Anxiety overload

My chest is tight. My brain is in hyperdrive. My thoughts are scattered. I thought I was doing ok, but now I’m not.

That’s how anxiety works. I can be completely fine, then one thing will happen that triggers an attack. And I don’t want to scare my kids or lose myself completely, so it’s all kept inside.

Writing this is my outlet.

And it’s all over something stupid, inane and everyday. 

There have been utility workers parked in front of my house digging holes, marking lines and burying cigarette butts in my yard. All. Week. Long. 

I tried to alleviate it by trying to see the humor in it. So I posted this:


And called it “Fiber Optic Phallus.”

Today I came home to this:


More holes and more strange men. 

I opened the back door to let Ginger out and heard two men discussing the sign our neighbor posted about her dog. She got the idea because I put up a similar sign. See, a short time ago, a dog in my city was shot and killed by a utility worker for barking at the stranger in her yard. Doing what dogs do. So I put up this sign:


It sounded like these guys were making fun of it, so I went outside with Ginger. 

Since then, my neighbor has called the foreman and she called me. I was standing by the window talking to her when one worker spotted me. He said something to his buddy and he then looked at me too.

And now my paranoia and anxiety are peaking. I had wanted to clean the basement, but all my anxiety demons are protesting. “What if someone comes in? You won’t hear them. There’s no escape in the basement.”

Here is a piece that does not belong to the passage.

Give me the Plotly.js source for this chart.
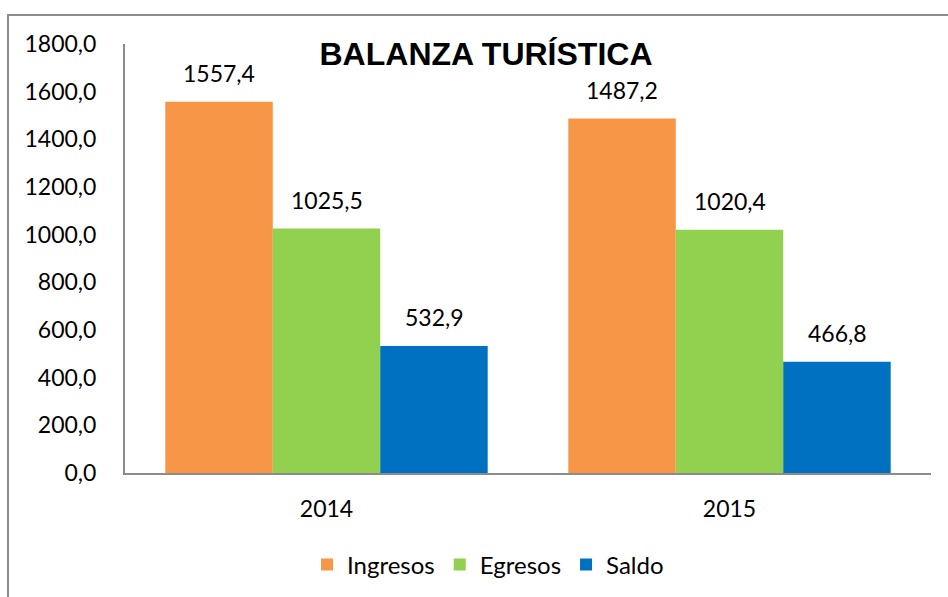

I’m afraid to let my kids ride their bikes. Afraid of what these strangers might say or do. I’m afraid to let my dog out on her own. What if they do something to her out of spite because I put up a sign to protect her? What if one of them sees me use the garage code and records it to come back later? If I complain, will one of them take revenge? On me? My kids? My dog?

I’m afraid of talking to them. I’m afraid of not talking to them. I don’t want to seem too friendly or too bitchy. 

It is isolating and confining and terrible and suffocating and frightening to feel this way. 

And it’s not rational or logical or sane to think this way. I KNOW that. But my brain sometimes fights logic and reason with the unknowns of ‘what if?’

Sorry, there’s no real end to this post, because the feelings are there and raw. I’m going to make some tea and check on the kids. And maybe try and find refuge away from my brain.

I fucking hate this, but writing it feels better. Thanks.